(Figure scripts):
-- START --
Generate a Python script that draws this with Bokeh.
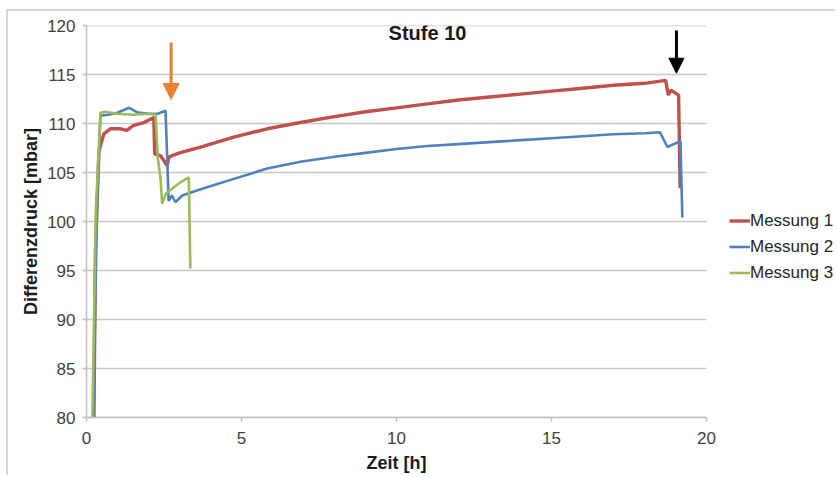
from bokeh.plotting import figure
from bokeh.models import Label, Arrow, NormalHead, FixedTicker, Range1d, Title
from bokeh.embed import file_html
from bokeh.resources import INLINE

# ---- data ----
m1_t = [0.24, 0.29, 0.40, 0.56, 0.77, 1.10, 1.30, 1.52, 1.85, 2.17, 2.20, 2.39, 2.50, 2.60,
        2.66, 3.00, 3.68, 4.75, 5.83, 6.90, 8.00, 9.00, 10.0, 11.0, 12.0, 13.0, 14.0, 15.0,
        16.0, 17.0, 18.0, 18.68, 18.77, 18.85, 19.0, 19.1, 19.15]
m1_v = [80.0, 97.0, 107.2, 108.95, 109.46, 109.46, 109.3, 109.8, 110.1, 110.6, 106.9, 106.7,
        106.2, 105.7, 106.6, 107.0, 107.6, 108.6, 109.46, 110.1, 110.7, 111.2, 111.6, 112.0,
        112.4, 112.7, 113.0, 113.3, 113.6, 113.9, 114.1, 114.4, 112.9, 113.4, 113.1, 112.9, 103.4]

m2_t = [0.22, 0.34, 0.45, 0.70, 1.00, 1.37, 1.63, 2.00, 2.30, 2.55, 2.65, 2.76, 2.87, 3.09,
        3.68, 4.75, 5.83, 6.90, 8.00, 9.00, 10.0, 11.0, 12.0, 13.0, 14.0, 15.0, 16.0, 17.0,
        18.0, 18.50, 18.74, 19.16, 19.22]
m2_v = [80.0, 102.0, 110.8, 110.9, 111.1, 111.6, 111.15, 111.0, 111.0, 111.3, 102.1, 102.65,
        101.97, 102.65, 103.3, 104.35, 105.4, 106.1, 106.6, 107.0, 107.4, 107.7, 107.9, 108.1,
        108.3, 108.5, 108.7, 108.9, 109.0, 109.1, 107.6, 108.2, 100.4]

m3_t = [0.19, 0.30, 0.45, 0.60, 1.00, 1.50, 2.00, 2.23, 2.30, 2.39, 2.44, 2.55, 2.82, 3.03,
        3.30, 3.35]
m3_v = [80.0, 101.0, 111.1, 111.2, 111.0, 110.9, 111.0, 110.9, 106.5, 104.35, 101.8, 102.8,
        103.5, 104.0, 104.5, 95.2]

series_names = ["Messung 1", "Messung 2", "Messung 3"]
series_colors = ["#C0504D", "#4F81BD", "#9BBB59"]

x_ticks = [0, 5, 10, 15, 20]
y_ticks = [80, 85, 90, 95, 100, 105, 110, 115, 120]

title_text = "Stufe 10"
x_label = "Zeit [h]"
y_label = "Differenzdruck [mbar]"

# arrows: (x, y_start, y_end)
arrow_orange = (2.73, 118.27, 112.45)
arrow_black = (19.03, 119.49, 115.13)

FONT = "Liberation Sans"

W, H = 829, 466
LEFT, TOP, BOTTOM = 78, 14, 60
PLOT_W = 620  # pixel width of the 0..20 h span
frame_w = W - LEFT
x_max = x_ticks[-1] * frame_w / PLOT_W

p = figure(width=W, height=H, output_backend="svg", toolbar_location=None,
           x_range=Range1d(0, x_max), y_range=Range1d(y_ticks[0], y_ticks[-1]), title=None,
           min_border_left=LEFT, min_border_right=0, min_border_top=TOP,
           min_border_bottom=BOTTOM)
p.styles = {"position": "relative", "left": "6px", "top": "9px",
            "border-left": "2px solid #d6d6d6", "border-top": "2px solid #d6d6d6"}
p.outline_line_color = None
p.background_fill_color = "white"
p.border_fill_color = "white"

# horizontal gridlines limited to the 0..20 h span
p.xgrid.grid_line_color = None
p.ygrid.grid_line_color = None
p.segment(x0=[x_ticks[0]] * len(y_ticks), x1=[x_ticks[-1]] * len(y_ticks),
          y0=y_ticks, y1=y_ticks, line_color="#c8c8c8", line_width=1.5)

widths = [3.4, 2.6, 2.6]
for t, v, name, col, w in zip([m1_t, m2_t, m3_t], [m1_v, m2_v, m3_v], series_names,
                              series_colors, widths):
    p.line(t, v, line_color=col, line_width=w, legend_label=name)

# axes
for ax in (p.xaxis, p.yaxis):
    ax.axis_line_color = "#bfbfbf"
    ax.axis_line_width = 1.5
    ax.major_tick_line_color = "#bfbfbf"
    ax.major_tick_line_width = 1.5
    ax.major_tick_out = 4
    ax.major_tick_in = 0
    ax.minor_tick_line_color = None
    ax.major_label_text_font = FONT
    ax.major_label_text_font_size = "17px"
    ax.major_label_text_color = "#404040"
    ax.axis_label_text_font = FONT
    ax.axis_label_text_font_size = "18px"
    ax.axis_label_text_font_style = "bold"
    ax.axis_label_text_color = "#1a1a1a"

p.xaxis.ticker = FixedTicker(ticks=x_ticks)
p.yaxis.ticker = FixedTicker(ticks=y_ticks)
p.xaxis.bounds = (x_ticks[0], x_ticks[-1])
p.yaxis.axis_label = y_label
p.xaxis.major_label_standoff = 10
p.yaxis.major_label_standoff = 7
p.yaxis.axis_label_standoff = 3

# x-axis label as a title below, centred under the 0..20 h span
p.add_layout(Title(text=x_label, align="left", offset=280, standoff=8, text_font=FONT,
                   text_font_size="18px", text_font_style="bold", text_color="#1a1a1a"),
             "below")

# chart title inside plot area
p.add_layout(Label(x=11.0, y=119.2, text=title_text, text_font=FONT, text_font_size="20px",
                   text_font_style="bold", text_align="center", text_baseline="middle",
                   text_color="#1a1a1a"))

# arrows
p.add_layout(Arrow(x_start=arrow_orange[0], y_start=arrow_orange[1], x_end=arrow_orange[0],
                   y_end=arrow_orange[2], line_color="#ED7D31", line_width=3,
                   end=NormalHead(size=16, fill_color="#ED7D31", line_color="#ED7D31")))
p.add_layout(Arrow(x_start=arrow_black[0], y_start=arrow_black[1], x_end=arrow_black[0],
                   y_end=arrow_black[2], line_color="black", line_width=3,
                   end=NormalHead(size=15, fill_color="black", line_color="black")))

# legend
lg = p.legend[0]
lg.location = (643, 132)
lg.border_line_color = None
lg.background_fill_alpha = 0
lg.padding = 0
lg.margin = 0
lg.spacing = 1
lg.glyph_width = 21
lg.glyph_height = 25
lg.label_height = 25
lg.label_standoff = 0
lg.label_text_font = FONT
lg.label_text_font_size = "17px"
lg.label_text_color = "#262626"

open("out.html", "w").write(file_html(p, INLINE))
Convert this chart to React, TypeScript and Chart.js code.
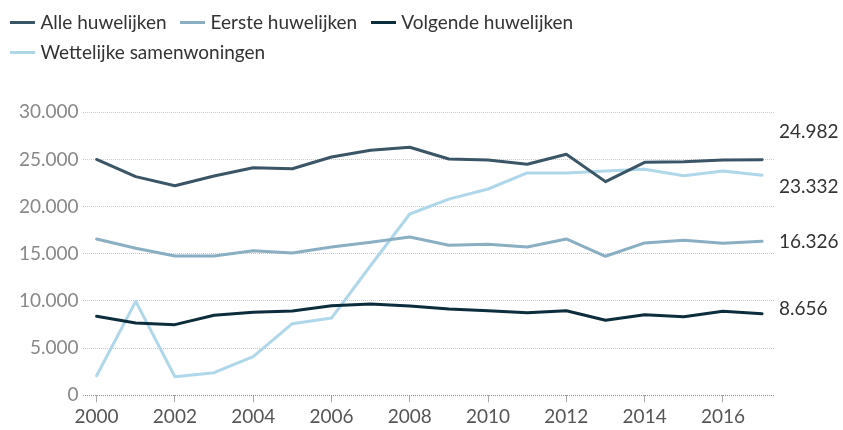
-- END --
(Exercise):
Starting at the top of the listing above, reproduce each line up to and including the one with "113.1, 112.9, 103.4]"; omit the pictures.

(Exercise output):
Generate a Python script that draws this with Bokeh.
from bokeh.plotting import figure
from bokeh.models import Label, Arrow, NormalHead, FixedTicker, Range1d, Title
from bokeh.embed import file_html
from bokeh.resources import INLINE

# ---- data ----
m1_t = [0.24, 0.29, 0.40, 0.56, 0.77, 1.10, 1.30, 1.52, 1.85, 2.17, 2.20, 2.39, 2.50, 2.60,
        2.66, 3.00, 3.68, 4.75, 5.83, 6.90, 8.00, 9.00, 10.0, 11.0, 12.0, 13.0, 14.0, 15.0,
        16.0, 17.0, 18.0, 18.68, 18.77, 18.85, 19.0, 19.1, 19.15]
m1_v = [80.0, 97.0, 107.2, 108.95, 109.46, 109.46, 109.3, 109.8, 110.1, 110.6, 106.9, 106.7,
        106.2, 105.7, 106.6, 107.0, 107.6, 108.6, 109.46, 110.1, 110.7, 111.2, 111.6, 112.0,
        112.4, 112.7, 113.0, 113.3, 113.6, 113.9, 114.1, 114.4, 112.9, 113.4, 113.1, 112.9, 103.4]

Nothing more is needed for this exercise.